Chavez Ravine is a shallow L-shaped canyon located in Los Angeles, California, United States, partially in the Elysian Park neighborhood. It sits in large promontory of hills north of downtown Los Angeles and was known in the 1860s as the "Stone Quarry Hills" which had other smaller ravines such as Sulphur Ravine, Cemetery Ravine, Solano Canyon, and Reservoir Ravine. It is next to Dodger Stadium, a baseball venue that opened in 1962. The name Chavez Ravine can be used to mean either the actual ravine itself in a narrow sense or sometimes in a broader sense the entire promontory and surrounding ravines, and is also used to refer to the stadium. Dodger Stadium was constructed by knocking down the ridge which separated the nearby Sulfur and Cemetery Ravines and filling those two ravines in. Palo Verde Elementary School was buried in the process. Chavez Ravine was named for Julian Chavez, a Los Angeles councilman in the 19th century. Chavez originally purchased the land in the Elysian Park area, which eventually grew to about 315 acres, in 1844. Nearby "Cemetery Ravine" was named after old Calvary, the first cemetery of Los Angeles.
Chavez Ravine was named for Julian Chavez, the first recorded land owner. He was born in New Mexico and moved to Los Angeles in the early 1830s. He quickly became a local leader. In 1844, Chavez purchased 83 acres of the long, narrow valley northwest of the city. There are no records of what Chavez did on his land, however during the 1850s and 1880s there were smallpox epidemics, Chavez Canyon, was the location of a "pest house" which cared for Chinese-Americans and Mexican-Americans suffering from the disease. The land was very rugged which prevented much development of the area. However the area did provide an important watershed and part was used by the Los Angeles Water Company for a canal bringing water from what is now Griffith Park and storing in a reservoir (today called Buena Vista Reservoir) in Reservoir Ravine. Some of Chavez Canyon and the surrounding hills became Elysian Park in 1886. That same year the two brick manufacturers moved into Chavez Ravine and began blasting operations in the hillsides.
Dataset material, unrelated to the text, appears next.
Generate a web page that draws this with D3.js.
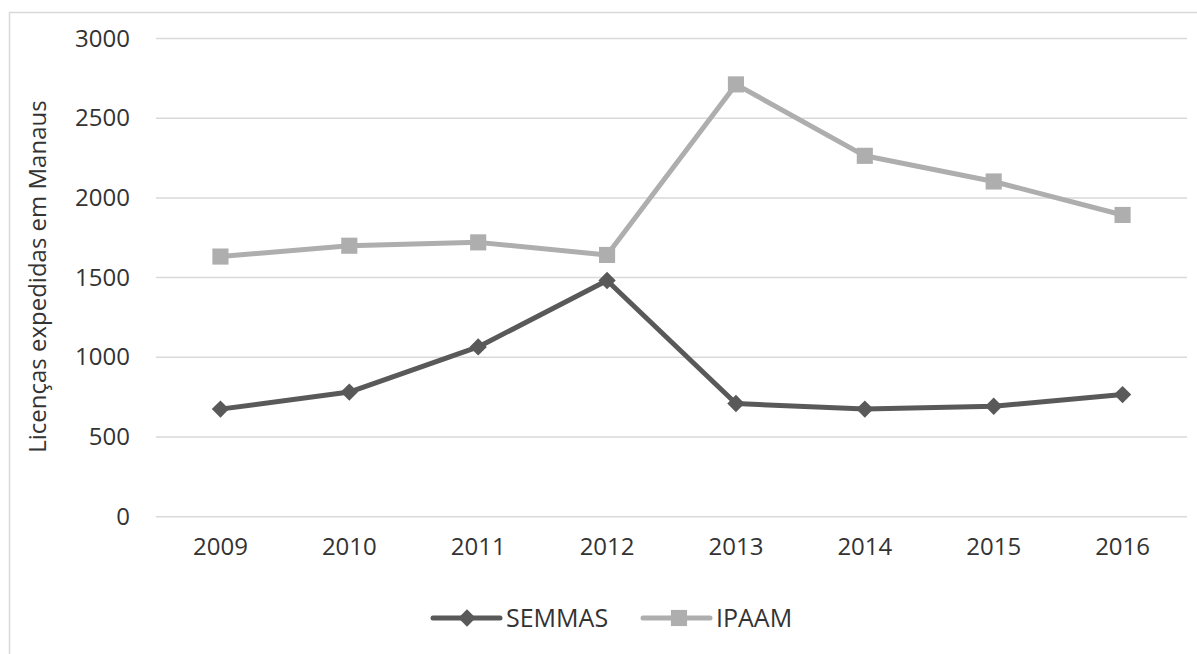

By the early 1900s, in the hills above and around the ravine, a semi-rural Mexican-American community had grown up. Eventually, three distinct neighborhoods formed: Bishop, La Loma, and Palo Verde, mostly on the ridges between the neighboring ravines. In 1913 a progressive lawyer named Marshall Stimson subsidized the movement of around 250 Mexican-Americans to these communities from the floodplain of the nearby Los Angeles River. There was a local grocery store, a local church, and Palo Verde Elementary. There was a nearby brick factory which caused local problems from the smoke and dust released. In 1926 the residents of Chavez Ravine organized to shut the company down. On August 20, 1926, the Los Angeles City Council unanimously adopted an ordinance prohibiting the blasting and zoned the area around Chavez Ravine for residential use.